Bepleistering / bewapening

De gebruikelijke pleisters volgens Din 18550* op basis van gips, kalk en leem zijn toegestaan.

De stukadoor houdt rekening met de voorschriften van de fabrikant en zal indien nodig voorbereidende handelingen zoals een grondering of voorstrijk toepassen.

Het is belangrijk dat de pleister in één fase wordt aangebracht en afgewerkt, nat in nat.

Het Cuprum wandverwarmingssysteem is voldoende dun om dit mogelijk te maken.

Over de ganse oppervlakte van de wandverwarming en tot 10 cm daarbuiten moet een pleisterbewapening aangebracht worden. Deze bestaat meestal uit glasvezel of een kunststofnet dat in de verse pleister gedrukt wordt net over de koperen buizen. Direct hierna wordt de afwerklaag nat in nat geplaatst.
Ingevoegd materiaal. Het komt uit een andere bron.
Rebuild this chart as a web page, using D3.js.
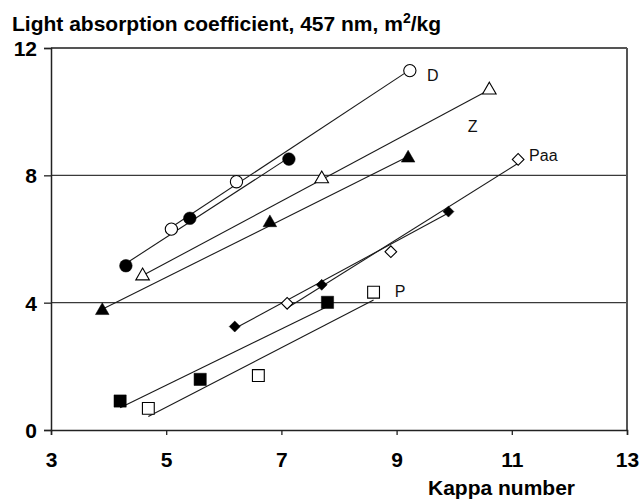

Het is voldoende dat de koperen buizen met 6 mm pleister bedekt worden zodat de totale pleisterlaag een dikte heeft van 18 tot 22 mm.

Bij mogelijk vorstgevaar mogen de buizen tijdens het pleisteren doorstroomd worden met een temperatuur van 20 à 25°C.

Het definitief opstoken van de wandverwarming gebeurt minstens zeven dagen na de pleisterwerken en met geleidelijke temperatuurstijging zoals bij een vloerverwarming.